A long-time friend was bemoaning the complexities of compliance with the Davis-Bacon Act. Passed in 1931, the Davis-Bacon Act requires the payment of “prevailing wages” on public works projects. Thus for any federal contract over $2000 employers must pay prevailing wages and benefits. David-Bacon was originally passed to combat the importation of cheap African-American labor from the southern states into higher wage northern work locations. In recent times the law has permutated into a means of keeping contractors from using cheaper non-union wages.
This depression-era law has been in force for eighty years. Its original questionable purpose has long passed. Now the American taxpayer pays for this law though higher contracting costs for federal projects. Despite our current out of control federal deficit, Democrats do not want to repeal the law and offend its union supporters. So, Davis-Bacon is emblematic of how Federal laws and bureaucracies become entrenched and can continue well beyond their original mission to the point of being societally counter-productive.
Homeland Security
My point today is not about Davis-Bacon. It is about how bureaucracies perpetuate themselves when there is little or no use for their continued existence.
A thought experiment: The Department of Homeland Security was created after the 9/11 attacks to protect the United States against future terrorist attacks and to respond to natural disasters. What if the terrorist threat dissipates or disappears?
The always insightful and provocative Global Europe Anticipation Bulletin just issued its latest report. Based on the recent collapse of American supported regimes in Egypt and Tunisia, GEAB analysts predict that other American supported regimes will be overthrown and that American influence in the Middle East will wane. As I am writing this we are witnessing uprisings in Libya and Bahrain. While there are many negative consequences of these revolutions– higher oil prices, decline and potential collapse of the dollar– there may be an offsetting positive:
The ultimate vision of the world has, of course, been achieved under George W. Bush’s presidency, after 9/11, where support for the dictatorships in the region became unconditional in the name of the fight against Islamic terrorism. Tunisian and Egyptian events have shown “live” that the majority of Arabs were simply people wanting to live in a democracy and prosper, like everyone else, and not bearded fanatics dreaming of killing thousands of Westerners. In terms of world public opinion, the pictures of Tunisian streets and Tahrir Square in Cairo lastingly overlap images of the Twin Towers. GEAB No. 52 (subscription required)

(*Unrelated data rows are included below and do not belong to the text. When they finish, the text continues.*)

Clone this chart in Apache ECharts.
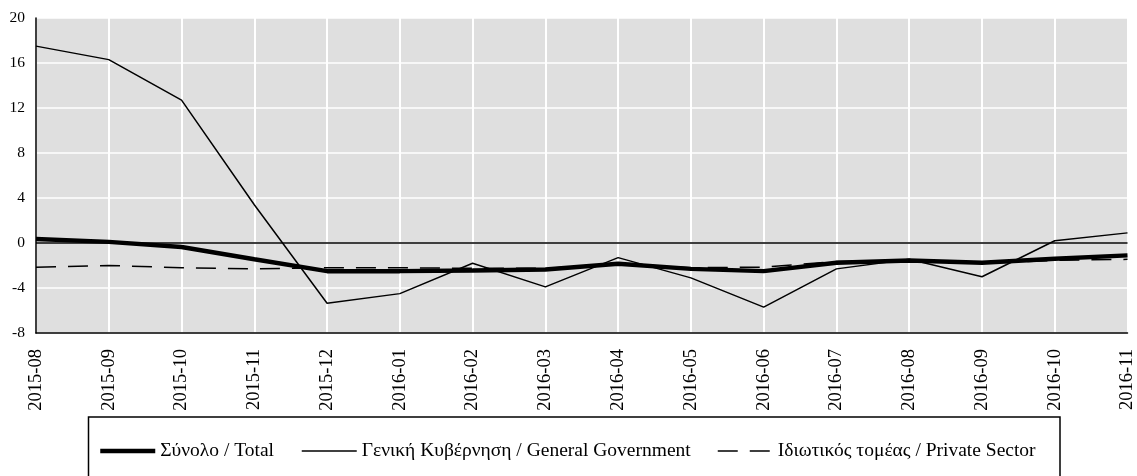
<!DOCTYPE html>
<html>
<head>
<meta charset="utf-8">
<script src="https://cdn.jsdelivr.net/npm/echarts@6/dist/echarts.min.js"></script>
<style>
  html, body { margin: 0; padding: 0; background: #fff; }
  #chart { width: 1137px; height: 476px; }
</style>
</head>
<body>
<div id="chart"></div>
<script>
// monthly values
var months = ['2015-08','2015-09','2015-10','2015-11','2015-12','2016-01','2016-02','2016-03',
              '2016-04','2016-05','2016-06','2016-07','2016-08','2016-09','2016-10','2016-11'];
var total   = [0.35, 0.1, -0.35, -1.45, -2.5, -2.5, -2.45, -2.35, -1.85, -2.3, -2.5, -1.75, -1.55, -1.75, -1.4, -1.1];
var gov     = [17.5, 16.3, 12.7, 3.4, -5.35, -4.5, -1.8, -3.9, -1.3, -3.1, -5.7, -2.3, -1.45, -3.0, 0.2, 0.9];
var priv    = [-2.15, -2.0, -2.2, -2.3, -2.2, -2.2, -2.25, -2.25, -1.9, -2.2, -2.15, -1.65, -1.55, -1.8, -1.55, -1.45];
var names   = ['Σύνολο / Total', 'Γενική Κυβέρνηση / General Government', 'Ιδιωτικός τομέας / Private Sector'];

var serif = '"Liberation Serif", "DejaVu Serif", serif';
var myChart = echarts.init(document.getElementById('chart'));

function legendAt(x, name, lineStyle){
  return {
    data: [name], left: x, top: 441, padding: 0,
    itemWidth: 55, itemHeight: 14, selectedMode: false,
    itemStyle: {opacity: 0},
    lineStyle: lineStyle,
    textStyle: {color: '#000', fontFamily: serif, fontSize: 19.5}
  };
}

option = {
  animation: false,
  graphic: [{
    type: 'rect', silent: true,
    shape: {x: 88.5, y: 417, width: 971.5, height: 80},
    style: {fill: 'none', stroke: '#000', lineWidth: 1.5}
  }],
  legend: [
    legendAt(98, names[0], {color: '#000', width: 4.5, type: 'solid'}),
    legendAt(301, names[1], {color: '#000', width: 1.5, type: 'solid'}),
    legendAt(717, names[2], {color: '#000', width: 1.5, type: [20, 12]})
  ],
  grid: {
    left: 36, right: 7, top: 18, bottom: 143,
    show: true, backgroundColor: '#dfdfdf', borderWidth: 0
  },
  xAxis: {
    type: 'category',
    boundaryGap: false,
    data: months,
    axisLine: {onZero: false, lineStyle: {color: '#000', width: 1.5}},
    axisTick: {show: false},
    axisLabel: {interval: 0, rotate: 90, margin: 16, color: '#000', fontFamily: serif, fontSize: 18.5},
    splitLine: {show: true, interval: 0, lineStyle: {color: '#fff', width: 2}}
  },
  yAxis: {
    type: 'value',
    min: -8, max: 20, interval: 4,
    axisLine: {show: true, lineStyle: {color: '#000', width: 1.5}},
    axisTick: {show: false},
    axisLabel: {margin: 11, color: '#000', fontFamily: serif, fontSize: 15.5},
    splitLine: {lineStyle: {color: '#fff', width: 1.5}}
  },
  series: [
    {
      name: names[1], type: 'line', data: gov, symbol: 'none',
      lineStyle: {color: '#000', width: 1.5},
      itemStyle: {color: '#000'},
      markLine: {
        silent: true, symbol: 'none', label: {show: false},
        lineStyle: {color: '#000', width: 1.5, type: 'solid'},
        data: [{yAxis: 0}]
      }
    },
    {
      name: names[2], type: 'line', data: priv, symbol: 'none',
      lineStyle: {color: '#000', width: 1.5, type: [20, 12]},
      itemStyle: {color: '#000'}
    },
    {
      name: names[0], type: 'line', data: total, symbol: 'none',
      lineStyle: {color: '#000', width: 4.5},
      itemStyle: {color: '#000'}
    }
  ]
};
myChart.setOption(option);
</script>
</body>
</html>
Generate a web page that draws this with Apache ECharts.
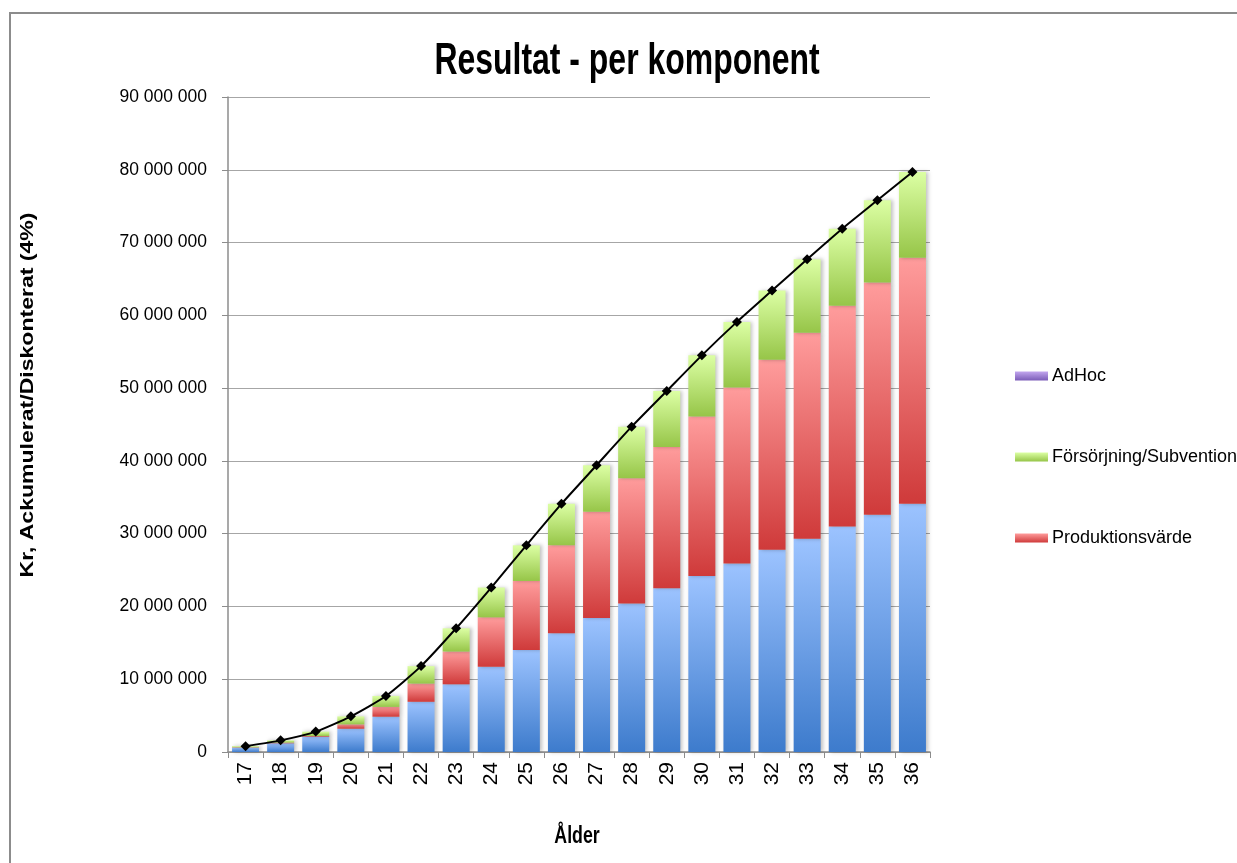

Thus, while anti-American feeling may persist for quite a while after these revolutions, terrorism may abate as the “Great Infidel” is incrementally and organically removed from Arab soil.
No Homeland Security?
In a Washington where bureaucracies never die, they permutate and find new missions. George Ure in Urban Survival has long argued that 9/11 had the incidental benefit of delaying the financial crisis. Why? Many young entrants to the labor market became employed fighting in Iraq and Afghanistan or working for Homeland Security. With unemployment still stubbornly high can we afford to dismantle Homeland Security (or end the ongoing wars)? The answer is, probably not. As described by Charles Hugh Smith, bureaucracies are skilled in the art of self-preservation:
In Survival+, I describe the systemic drive within complex bureaucracies to maintain the status quo at all costs: full spectrum defense of the status quo and asymmetric stakes in the game.
In the first, the bureaucracy organizes all its resources to defend itself against encroachment by other fiefdoms (internecine conflict between protected fiefdoms) and outsiders; it does so with desperate vigor because the employees and managers have a keenly asymmetric stake in the game of allocating resources: if their fiefdom loses resources, their livelihoods and perks vanish.
Thus, outsiders rarely muster the political power needed to over-ride these highly motivated forces of bureaucratic over-reach. For examples, we need look no further than the sickcare system, in which an outrageously costly week stay in a hospital has jumped from $10,000 to $120,000, or the Pentagon, where every new weapons system costs twice as much as the weapons it replaces (the F-35 fighter aircraft cost $110 million each, and perhaps as much as $150 million, replacing the Super Hornet F-18 E/F that cost $57 million each), and cities, which responded to the boom of the 80s and 90s by embarking on hiring sprees and limitless “sweeteners” to public labor unions and employees. See Complexity: Bureaucratic (Death Spiral) and Self-Organizing (Sustainable)
We have an ongoing crisis in state and local finance. State and local law enforcement officers are being laid off. We have a large number of restive unemployed citizens whose government benefits are ending. Families needing food stamp assistance are on the rise. Prices of food and energy are soaring. The Federal Reserve is afraid of a new recession. What if civil unrest spreads? With weaker state and local law enforcement who better to re-task for the new mission of maintaining domestic tranquility than the Department of Homeland Security?
If Davis-Bacon, a legislative artifact, is still with us after eighty years, it does not take much imagination to conjure a scenario where a federal agency, Homeland Security, finds new and potentially disturbing missions and worlds to conquer. Do we want an intrusive, national law enforcement agency armed with Patriot Act sanctioned privacy incursions usurping local police? We are entering a brave and potentially scary new world.